GIVEN REQUEST: Reproduce the listing word for word. Skip any image.

○ ○ ○

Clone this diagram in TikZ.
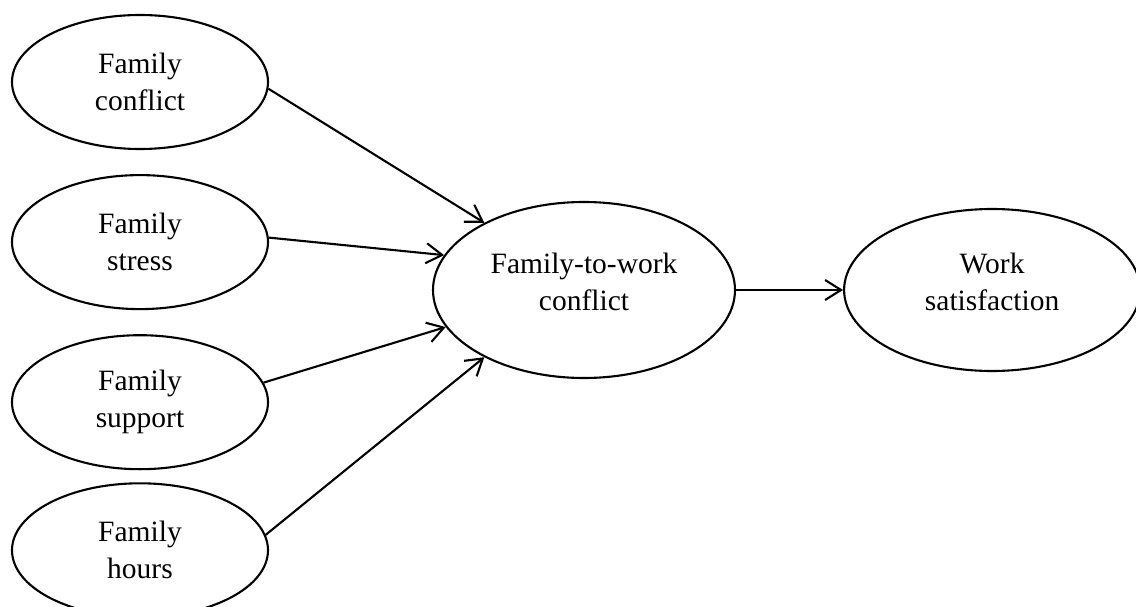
\documentclass[tikz,border=0pt]{standalone}
\usepackage{fontspec}
\setmainfont{Liberation Serif}
\usetikzlibrary{positioning, arrows.meta, shapes.geometric}

\newcommand{\lowstrut}{\rule[-17pt]{0pt}{17pt}}

\begin{document}
\begin{tikzpicture}[
    x=1pt, y=-1pt,
    every node/.style={draw, ellipse, align=center, inner sep=0pt, font=\fontsize{29.5}{37}\selectfont},
    cause/.style={minimum width=256pt, minimum height=134pt},
    every path/.style={line width=2.1pt, black},
    >={Straight Barb[length=16pt, width=20pt]}
]
\useasboundingbox (0,0) rectangle (1136,607);

% Nodos
\node[cause] (conf) at (140,82) {Family\\conflict};
\node[cause] (stress) [below=24pt of conf] {Family\\stress};
\node[cause] (supp) [below=24pt of stress] {Family\\support};
\node[cause] (hours) [below=12pt of supp] {Family\\hours};
\node[minimum width=302pt, minimum height=176pt] (ftw) at (584,290) {Family-to-work\\conflict\lowstrut};
\node[minimum width=296pt, minimum height=162pt] (sat) [right=107pt of ftw] {Work\\satisfaction\lowstrut};

% Flechas
\draw[->] (conf.-3) -- (ftw.146);
\draw[->] (stress.2) -- (ftw.166);
\draw[->] (supp.9) -- (ftw.195);
\draw[->] (hours.7) -- (ftw.214);
\draw[->] (ftw) -- (sat);

\end{tikzpicture}
\end{document}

○ ○ ○

WRITTEN RESPONSE:
Clone this diagram in TikZ.
\documentclass[tikz,border=0pt]{standalone}
\usepackage{fontspec}
\setmainfont{Liberation Serif}
\usetikzlibrary{positioning, arrows.meta, shapes.geometric}

\newcommand{\lowstrut}{\rule[-17pt]{0pt}{17pt}}

\begin{document}
\begin{tikzpicture}[
    x=1pt, y=-1pt,
    every node/.style={draw, ellipse, align=center, inner sep=0pt, font=\fontsize{29.5}{37}\selectfont},
    cause/.style={minimum width=256pt, minimum height=134pt},
    every path/.style={line width=2.1pt, black},
    >={Straight Barb[length=16pt, width=20pt]}
]
\useasboundingbox (0,0) rectangle (1136,607);

% Nodos
\node[cause] (conf) at (140,82) {Family\\conflict};
\node[cause] (stress) [below=24pt of conf] {Family\\stress};
\node[cause] (supp) [below=24pt of stress] {Family\\support};
\node[cause] (hours) [below=12pt of supp] {Family\\hours};
\node[minimum width=302pt, minimum height=176pt] (ftw) at (584,290) {Family-to-work\\conflict\lowstrut};
\node[minimum width=296pt, minimum height=162pt] (sat) [right=107pt of ftw] {Work\\satisfaction\lowstrut};

% Flechas
\draw[->] (conf.-3) -- (ftw.146);
\draw[->] (stress.2) -- (ftw.166);
\draw[->] (supp.9) -- (ftw.195);
\draw[->] (hours.7) -- (ftw.214);
\draw[->] (ftw) -- (sat);

\end{tikzpicture}
\end{document}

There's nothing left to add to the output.